8. Spend more than you budget.
If anyone told you I wrote this, I’m denying it right off! Now I speak from experience of someone who inadvertently spends more then I take in. (And I often get in trouble for it.) I don’t do it on purpose, but sometimes I do it because of my purpose. It’s my goal to reach youth for Christ and to provide opportunities for youth groups to attend events that help them grow in their love for Jesus. Is there any better investment than this? Save money on clergy moving expenses and spend it on the kids! If God tells me not to put a limit on a retreat and 400 students show up — even knowing I am going to end up in the red — I still do it. Why? Because I want to get in trouble? Heck no! I do it because I am called to echo the words of Jesus in Matthew 28.19-20 when he said, “Therefore, go and make disciples of all the nations, baptizing them in the name of the Father and the Son and the Holy Spirit. Teach these new disciples to obey all the commands I have given you.” I believe every soul is worth more than the money is takes to save that soul.
9. Accept that Jesus cares much more about your students than you do.
It’s hard to believe for a youth director that someone could love your kids as much as you do, but Jesus does. He loves those students way more than we could ever hope to or imagine. He knows their sins, their faults and their failures. He cares for their needs, for the alcoholic dad and the non-attentive mom. Often my heart breaks over the pain in the lives of students that I meet. And when I hear their stories, I just want to take them home. But the Good News of the Gospel is this — “For God loved the world so much that he gave his one and only Son, so that everyone who believes in him will not perish but have eternal life.” John 3.16. God loves our students way more than we do!

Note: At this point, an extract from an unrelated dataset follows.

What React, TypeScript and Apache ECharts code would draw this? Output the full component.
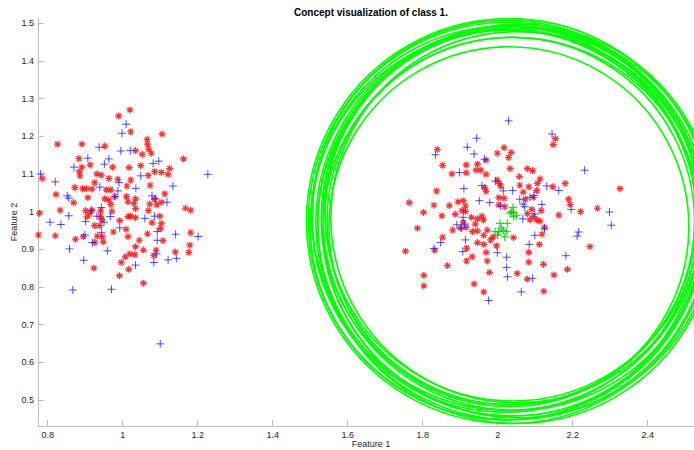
import React, { useEffect, useRef } from "react";
import * as echarts from "echarts";

const TITLE = "Concept visualization of class 1.";
const X_NAME = "Feature 1";
const Y_NAME = "Feature 2";

// class samples (red asterisks)
const redPoints: [number, number][] = [
  [0.989, 1.254], [1.019, 1.27], [1.021, 1.212], [0.826, 1.179], [0.891, 1.179], [0.952, 1.174],
  [0.883, 1.141], [0.891, 1.118], [0.913, 1.124], [0.973, 1.118], [1.017, 1.117], [0.884, 1.106],
  [0.886, 1.095], [0.931, 1.1], [0.943, 1.097], [0.963, 1.088], [0.987, 1.086], [0.785, 1.088],
  [1.021, 1.084], [0.925, 1.077], [1.011, 1.068], [0.872, 1.064], [0.893, 1.061], [0.903, 1.061],
  [0.918, 1.06], [0.956, 1.058], [0.968, 1.058], [0.822, 1.046], [0.907, 1.037], [0.952, 1.034],
  [0.963, 1.031], [0.979, 1.04], [1.01, 1.04], [1.014, 1.026], [0.869, 1.024], [0.968, 1.019],
  [0.833, 1.004], [0.901, 1.003], [0.912, 0.996], [0.918, 1.004], [0.941, 1.002], [0.971, 1.001],
  [0.905, 0.987], [0.941, 0.987], [0.778, 0.996], [1.014, 0.987], [1.021, 0.988], [0.944, 0.978],
  [0.992, 0.976], [0.925, 0.963], [0.939, 0.963], [0.775, 0.938], [0.82, 0.936], [0.874, 0.927],
  [0.895, 0.934], [0.932, 0.935], [0.945, 0.934], [0.975, 0.946], [1.009, 0.953], [1.014, 0.934],
  [0.925, 0.918], [0.948, 0.92], [1.019, 0.888], [1.007, 0.88], [0.996, 0.865], [0.923, 0.85],
  [1.016, 0.847], [0.991, 0.83],
  [1.105, 1.206], [1.065, 1.192], [1.066, 1.179], [1.069, 1.166], [1.076, 1.155], [1.052, 1.152],
  [1.034, 1.162], [1.162, 1.14], [1.048, 1.122], [1.085, 1.106], [1.103, 1.104], [1.121, 1.099],
  [1.125, 1.115], [1.068, 1.096], [1.073, 1.07], [1.112, 1.047], [1.034, 1.034], [1.03, 1.022],
  [1.034, 1.008], [1.072, 1.02], [1.068, 1.003], [1.085, 1.033], [1.091, 1.018], [1.103, 1.025],
  [1.167, 1.009], [1.181, 1.004], [1.099, 0.988], [1.078, 0.971], [1.103, 0.969], [1.1, 0.955],
  [1.034, 0.984], [1.066, 0.941], [1.181, 0.944], [1.044, 0.924], [1.034, 0.907], [1.055, 0.898],
  [1.089, 0.898], [1.107, 0.923], [1.179, 0.911], [1.176, 0.892], [1.14, 0.893], [1.083, 0.883],
  [1.032, 0.886], [1.055, 0.81],
  [1.839, 1.165], [1.853, 1.123], [1.878, 1.1], [1.916, 1.124], [1.916, 1.103], [1.946, 1.126],
  [1.942, 1.11], [1.955, 1.11], [1.969, 1.099], [1.969, 1.137], [1.999, 1.155], [2.017, 1.17],
  [2.036, 1.157], [2.029, 1.144], [2.033, 1.114], [1.837, 1.055], [1.764, 1.024], [1.83, 1.017],
  [1.871, 1.016], [1.894, 1.026], [1.908, 1.029], [1.905, 1.003], [1.914, 1.001], [1.802, 0.998],
  [1.851, 0.989], [1.887, 0.993], [1.93, 0.985], [1.946, 0.981], [1.958, 0.988], [1.962, 0.978],
  [1.94, 0.967], [1.908, 0.972], [1.916, 0.958], [1.901, 0.957], [1.88, 0.951], [1.933, 0.947],
  [1.946, 0.949], [1.972, 0.951], [1.963, 0.937], [1.786, 0.956], [1.853, 0.932], [1.832, 0.898],
  [1.754, 0.895], [1.917, 0.903], [1.932, 0.88], [1.917, 0.869], [1.946, 0.918], [1.963, 0.913],
  [1.969, 0.892], [1.972, 0.869], [1.997, 0.909], [1.981, 0.925], [1.866, 0.857], [1.803, 0.831],
  [1.803, 0.803], [1.937, 0.808], [1.963, 0.787], [1.978, 0.839], [1.965, 1.064], [1.969, 1.054],
  [1.999, 1.084], [2.004, 1.075], [2.008, 1.068], [2.003, 1.037], [2.017, 1.035], [2.019, 1.013],
  [2.003, 1.018], [2.042, 0.931], [1.914, 1.015], [1.988, 0.933],
  [2.154, 1.194], [2.148, 1.178], [2.079, 1.114], [2.093, 1.109], [2.113, 1.087], [2.106, 1.075],
  [2.058, 1.093], [2.059, 1.07], [2.083, 1.066], [2.068, 1.052], [2.104, 1.056], [2.095, 1.038],
  [2.074, 1.033], [2.147, 1.066], [2.18, 1.075], [2.189, 1.033], [2.193, 1.019], [2.221, 1.0],
  [2.266, 1.009], [2.326, 1.061], [2.163, 0.991], [2.091, 1.006], [2.116, 1.003], [2.095, 0.987],
  [2.086, 0.978], [2.104, 0.978], [2.113, 0.975], [2.079, 0.995], [2.125, 0.958], [2.118, 0.94],
  [2.111, 0.913], [2.083, 0.892], [2.083, 0.866], [2.122, 0.86], [2.246, 0.907], [2.186, 0.847],
  [2.15, 0.832], [2.052, 0.836], [2.079, 0.821], [2.123, 0.789],
];

// other samples (blue plus)
const bluePoints: [number, number][] = [
  [1.009, 1.232], [0.998, 1.208], [0.995, 1.161], [1.02, 1.162], [0.937, 1.171], [0.907, 1.142],
  [0.963, 1.14], [0.951, 1.126], [0.87, 1.118], [0.781, 1.1], [0.82, 1.079], [0.939, 1.065],
  [0.99, 1.077], [0.987, 1.055], [0.852, 1.042], [0.856, 1.036], [0.979, 1.04], [0.916, 1.004],
  [0.943, 1.011], [0.931, 0.988], [0.967, 0.987], [0.856, 0.989], [0.806, 0.972], [0.835, 0.966],
  [0.95, 0.972], [0.901, 0.974], [0.992, 0.957], [0.943, 0.945], [0.899, 0.938], [0.919, 0.918],
  [0.959, 0.896], [0.858, 0.901], [0.896, 0.871], [0.867, 0.792], [0.97, 0.794],
  [1.081, 1.128], [1.096, 1.134], [1.048, 1.095], [1.035, 1.062], [1.134, 1.068], [1.227, 1.099],
  [1.078, 1.042], [1.087, 1.034], [1.118, 1.025], [1.085, 0.988], [1.059, 0.982], [1.092, 0.947],
  [1.141, 0.94], [1.201, 0.934], [1.092, 0.924], [1.09, 0.888], [1.083, 0.865], [1.034, 0.858],
  [1.121, 0.872], [1.143, 0.876], [1.1, 0.649],
  [2.029, 1.241], [1.944, 1.195], [1.919, 1.171], [1.937, 1.153], [1.834, 1.151], [1.965, 1.139],
  [1.898, 1.104], [1.91, 1.061], [1.958, 1.069], [1.994, 1.081], [2.015, 1.055], [2.04, 1.056],
  [1.951, 1.029], [1.979, 1.024], [2.008, 1.015], [1.891, 0.965], [1.912, 0.967], [1.903, 0.956],
  [1.908, 0.985], [1.914, 0.925], [1.83, 0.902], [1.848, 0.918], [1.907, 0.894], [1.999, 0.891],
  [2.024, 0.879], [2.024, 0.852], [2.026, 0.827], [1.976, 0.764],
  [2.145, 1.206], [2.232, 1.11], [2.131, 1.068], [2.163, 1.056], [2.059, 1.033], [2.068, 1.02],
  [2.072, 1.013], [2.086, 1.038], [2.097, 1.043], [2.118, 1.019], [2.196, 1.006], [2.067, 0.981],
  [2.099, 0.994], [2.125, 0.954], [2.099, 0.937], [2.084, 0.913], [2.216, 0.946], [2.212, 0.935],
  [2.298, 0.999], [2.303, 0.964], [2.182, 0.883], [2.093, 0.823], [2.063, 0.787],
];

// concept points (green plus)
const conceptPoints: [number, number][] = [
  [2.006, 0.969], [2.002, 0.947], [1.993, 0.947], [2.015, 0.95], [2.026, 0.969], [2.033, 0.996],
  [2.042, 0.997], [2.043, 0.987], [2.037, 1.0], [2.0, 0.938], [2.01, 0.956], [2.024, 0.947],
  [2.041, 1.011], [2.05, 0.99], [2.019, 0.933],
];

// concept circles: centre x, centre y, radius
const circleCx = [2.03, 2.04, 2.02, 2.05, 2.03, 2.04, 2.035, 2.025, 2.045, 2.02, 2.055, 2.03, 2.04, 2.025, 2.035, 2.05];
const circleCy = [0.975, 0.97, 0.98, 0.965, 0.985, 0.96, 0.975, 0.99, 0.98, 0.965, 0.975, 0.96, 0.995, 0.975, 0.97, 0.985];
const circleR = [0.54, 0.525, 0.515, 0.53, 0.5, 0.505, 0.49, 0.52, 0.51, 0.52, 0.525, 0.48, 0.5, 0.53, 0.515, 0.495];

const FONT = "'Liberation Sans', Arial, Helvetica, sans-serif";
const AXIS_GRAY = "#bdbdbd";
const LABEL = "#262626";

const STAR = "path://M0,5L10,5M5,0L5,10M1.5,1.5L8.5,8.5M8.5,1.5L1.5,8.5";
const PLUS = "path://M0,5L10,5M5,0L5,10";

export default function App() {
  const ref = useRef<HTMLDivElement>(null);
  useEffect(() => {
    document.body.style.margin = "0";
    const chart = echarts.init(ref.current!, null, { renderer: "svg" });
    const circleData = circleCx.map((cx, i) => [cx, circleCy[i], circleR[i]]);
    const axisLabel = {
      color: LABEL,
      fontSize: 9,
      fontFamily: FONT,
      margin: 4,
      showMinLabel: false,
      showMaxLabel: false,
      formatter: (v: number) => String(Math.round(v * 10) / 10),
    };
    chart.setOption({
      animation: false,
      backgroundColor: "#ffffff",
      grid: { left: 38, top: 18, width: 667, height: 408, containLabel: false, outerBoundsMode: "none" },
      graphic: [
        {
          type: "text",
          x: 371,
          y: 12,
          style: {
            text: TITLE,
            fill: "#000",
            font: `bold 10px ${FONT}`,
            textAlign: "center",
            textVerticalAlign: "middle",
          },
        },
        {
          type: "text",
          x: 371,
          y: 444,
          style: {
            text: X_NAME,
            fill: LABEL,
            font: `9px ${FONT}`,
            textAlign: "center",
            textVerticalAlign: "middle",
          },
        },
        {
          type: "text",
          x: 14,
          y: 222,
          rotation: Math.PI / 2,
          style: {
            text: Y_NAME,
            fill: LABEL,
            font: `9px ${FONT}`,
            textAlign: "center",
            textVerticalAlign: "middle",
          },
        },
      ],
      xAxis: {
        type: "value",
        min: 0.774,
        max: 2.553,
        minInterval: 0.2,
        maxInterval: 0.2,
        splitNumber: 9,
        axisLine: { show: true, lineStyle: { color: AXIS_GRAY, width: 1 } },
        axisTick: { show: true, inside: true, length: 6, lineStyle: { color: AXIS_GRAY } },
        axisLabel,
        splitLine: { show: false },
      },
      yAxis: {
        type: "value",
        min: 0.431,
        max: 1.514,
        minInterval: 0.1,
        maxInterval: 0.1,
        splitNumber: 11,
        axisLine: { show: true, lineStyle: { color: AXIS_GRAY, width: 1 } },
        axisTick: { show: true, inside: true, length: 6, lineStyle: { color: AXIS_GRAY } },
        axisLabel,
        splitLine: { show: false },
      },
      series: [
        {
          type: "custom",
          clip: true,
          data: circleData,
          encode: { x: 0, y: 1 },
          renderItem: (params: any, api: any) => {
            const c = api.coord([api.value(0), api.value(1)]);
            const r = api.size([api.value(2), 0])[0];
            return {
              type: "circle",
              shape: { cx: c[0], cy: c[1], r },
              style: { fill: "none", stroke: "#00ff00", lineWidth: 1.6 },
              silent: true,
            };
          },
          z: 1,
        },
        {
          type: "scatter",
          data: redPoints,
          symbol: STAR,
          symbolSize: 7,
          itemStyle: { color: "rgba(0,0,0,0)", borderColor: "#ff0000", borderWidth: 1.2 },
          z: 2,
        },
        {
          type: "scatter",
          data: bluePoints,
          symbol: PLUS,
          symbolSize: 8,
          itemStyle: { color: "rgba(0,0,0,0)", borderColor: "#2020ff", borderWidth: 1 },
          z: 3,
        },
        {
          type: "scatter",
          data: conceptPoints,
          symbol: PLUS,
          symbolSize: 8,
          itemStyle: { color: "rgba(0,0,0,0)", borderColor: "#00c800", borderWidth: 1.3 },
          z: 4,
        },
      ],
    });
    return () => chart.dispose();
  }, []);
  return <div ref={ref} style={{ width: 694, height: 450 }} />;
}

10. Don’t try to save the world or you’ll get a messianic complex.
Sometimes youth ministry is tiring. We are underpaid and overworked. We are the low man (or woman) on the totem pole. We get the smallest office (which is good!) and we often feel misunderstood (which is bad.) And on top of that, our flock is a bunch of passion-filled, hormone-driven, adrenaline-filled-junkies who want to change the world and expect us to help! We put pressure on ourselves to be extra holy, truly sanctified, and Biblical experts. But the truth of the matter is this — there is one Savior, and we aren’t it. Admitting our faults and acknowledging our weakness only makes us rely upon The Lord even more. As 2 Corinthians 12.9 says, “Each time Jesus said, ‘My grace is all you need. My power works best in weakness.’ So now I am glad to boast about my weaknesses, so that the power of Christ can work through me.”